For all of Joel Quenneville’s tinkering, he usually leaves two things untouched. He keeps Jonathan Toews and Marian Hossa together, and Toews and Patrick Kane apart. The first is to give the Blackhawks a top line that can both produce and shut down nearly any opposing line. The second is to give the Hawks offense some balance, and to force opponents to pick their poison.
But after three straight losses and just four goals in the last three games, Quenneville shook things up. Kane moved to the top line with Tomas Fleischmann and Toews, and Hossa took Kane’s usual spot alongside Artemi Panarin and Artem Anisimov. At least, to start Wednesday’s game against the Flyers. As always, Quenneville reserves the right to change his mind at any time.
“We always think of keeping Toews and Kane apart, and usually we get more balance when we do that,” Quenneville said. “It gives our opponents a lot to be concerned with.”

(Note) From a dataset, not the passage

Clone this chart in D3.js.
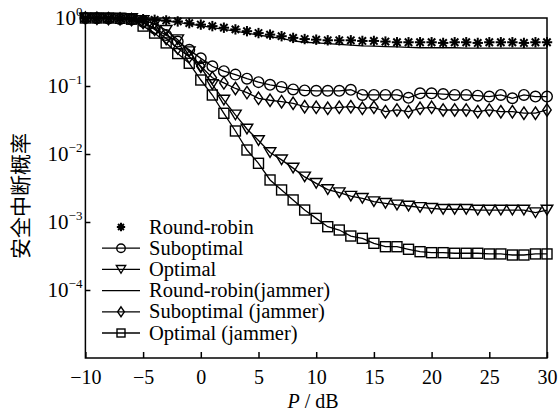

Hossa rarely has played with any center other than Toews, but understood Quenneville’s desire to inject some life into a flagging offense.
“Joel likes to do those things when things are not going well,” he said after Wednesday’s optional morning skate. “He’s done it in the past a few times when we didn’t score goals and here it is again. You try to make the best out of it and try to win the hockey game.”
Given how prolific the Panarin-Anisimov-Kane line has been all season, and how reliable Toews and Hossa have been together in the past, it’s likely just a short-term shake-up to give the Hawks a spark. But if it works, Quenneville’s not opposed to breaking his own two lineup rules long-term.
“We’re not changing things [when] things are going good,” he said. “We don’t change things unless we don’t like what we’re seeing. We’ll see what comes of it, but I think we have balance in all our lines, and we can get the energy, purpose, and production we’re looking for.”
Bryan Bickell continues to play well in Rockford, with 13 goals and 16 assists in 35 games. Quenneville didn’t rule out bringing him back up and giving him another chance come playoff time.
“That’s definitely under discussion, and we’ll see how things go here, and how things are going there,” Quenneville said. “That’ll be determined.”
NHL deputy commissioner Bill Daly told reporters at the GM meetings in Boca Raton, Fla., on Wednesday that next year’s salary cap will be around $74 million. That’s $2.6 million more than this year, but a bit lower than previous estimates, as the Canadian dollar continues to struggle. That’s also assuming the NHL Players Association opts to use its 5-percent escalator, despite concerns over having to pay more escrow. If the NHLPA does not use its escalator, Daly said, the cap likely would remain flat at $71.4 million.